トシ相応の顔

 自分の顔を鏡でしげしげと見ることはあまりない。髭を剃るときにチラっと見る程度だ。
 使っているのは電動シェーバーだから、剃り残しがないかさっと見るだけである。剃ったあとニヤリと笑ったり、百面相をしたりはしない。ーーほんとうだ。
 最近抜け毛が少なくなった、と思っていた。ところが、色の濃い服の肩などに白い毛がよくついているのだ。ーー白髪である。
 それで、あらためて自分の顔を鏡に映してみると、いつのまにか髪は白が優勢になっているのを発見した。
 まあ、今さらショックではない。総数も少なくなってきている状況では、白でも黒でもどちらでもいいのである。
 バランスをとるために、そろそろ髭でもたくわえようかと家人にもらしたら、即座に却下された。汚い! 不潔! といわれ、人格を否定されたような気がした。
 髭はともかく、鏡の顔はやはりずいぶんくたびれていた。
 言い換えれば、「トシとった」である。ひいき目にみて、「トシ相応」というところだろうか。イチローも40だから、やむをえまい。
 しかし、アンチエイジングに励む気はない。
 自営で仕事をしていた亡くなった叔父は、60代でも髪を真っ黒に染めていた。顧客に、トシに見られないように努力していたようである。
 叔父の場合は、アンチエイジングというより営業上のイメージ戦略? というところだろうか。
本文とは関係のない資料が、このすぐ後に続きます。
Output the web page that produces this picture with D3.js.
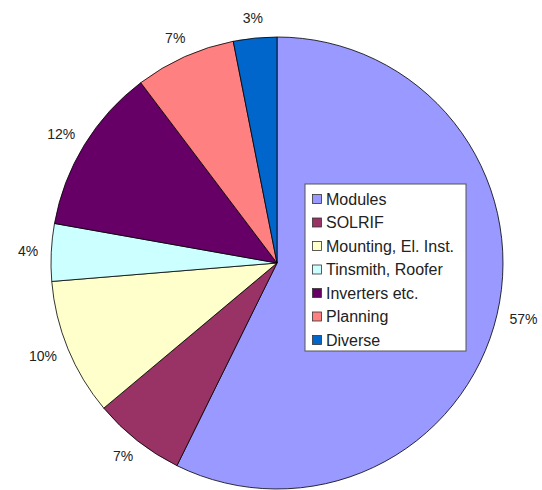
<!DOCTYPE html>
<html lang="en">
	<head>
		<meta charset="utf-8">
		<title>Cost shares pie</title>
		<style>
			body { margin: 0; background: #fff; }
			#chart text { font-family: Arial, "Liberation Sans", sans-serif; font-size: 14px; fill: #222; }
			#chart .item text { font-size: 16px; }
		</style>
	</head>
	<body>
		<svg id="chart" width="542" height="490"></svg>
		<script src="https://d3js.org/d3.v7.min.js"></script>
		<script>
			"use strict";

			var categories = ["Modules", "SOLRIF", "Mounting, El. Inst.", "Tinsmith, Roofer", "Inverters etc.", "Planning", "Diverse"];
			var shares = [57.3, 6.6, 9.8, 4.1, 11.9, 7.2, 3.1];
			var colors = ["#9999ff", "#993366", "#ffffcc", "#ccffff", "#660066", "#ff8080", "#0066cc"];

			var svg = d3.select("#chart");
			var cx = 277, cy = 263, r = 226;

			var pie = d3.pie().sort(null).value(function(d){ return d; });
			var arcs = pie(shares);
			var arc = d3.arc().innerRadius(0).outerRadius(r);

			var g = svg.append("g").attr("transform", "translate(" + cx + "," + cy + ")");

			g.selectAll("path")
				.data(arcs)
				.enter()
				.append("path")
				.attr("d", arc)
				.attr("fill", function(d,i){ return colors[i]; })
				.attr("stroke", "#000")
				.attr("stroke-width", 0.8);

			// percentage labels, box pushed outward from a point just past the rim
			var labels = g.selectAll("text.pct")
				.data(arcs)
				.enter()
				.append("text")
				.attr("class", "pct")
				.attr("text-anchor", "middle")
				.attr("dy", "0.35em")
				.text(function(d){ return Math.round(d.value) + "%"; });

			labels.each(function(d){
				var a = (d.startAngle + d.endAngle) / 2;
				var w = this.getComputedTextLength();
				var R = r + 13;
				var x = Math.sin(a) * R + Math.sin(a) * w / 2;
				var y = -Math.cos(a) * R - Math.cos(a) * 7;
				d3.select(this).attr("x", x).attr("y", y);
			});

			// legend
			var leg = svg.append("g").attr("transform", "translate(305,184)");
			leg.append("rect")
				.attr("width", 161)
				.attr("height", 167)
				.attr("fill", "#fff")
				.attr("stroke", "#555")
				.attr("stroke-width", 1);

			var item = leg.selectAll("g.item")
				.data(categories)
				.enter()
				.append("g")
				.attr("class", "item")
				.attr("transform", function(d,i){ return "translate(0," + (15 + i * 23.5) + ")"; });

			item.append("rect")
				.attr("x", 7.5)
				.attr("y", -4.5)
				.attr("width", 9)
				.attr("height", 9)
				.attr("fill", function(d,i){ return colors[i]; })
				.attr("stroke", "#333")
				.attr("stroke-width", 0.8);

			item.append("text")
				.attr("x", 21)
				.attr("dy", "0.35em")
				.text(function(d){ return d; });
		</script>
	</body>
</html>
 かなりおトシでも、髪が真っ黒というご老人をよく見かける。じいさんは髪が残り少ないので、ばあさんに多い。
 あれはけっこう不自然である。身体の他の部分とのバランスを欠いている。頭髪だけ浮いて見えることもある。
 僕は「トシ相応」でいいのである。髪が白くなって抜け、皮膚はたるみ、シワやシミが増えていくのである。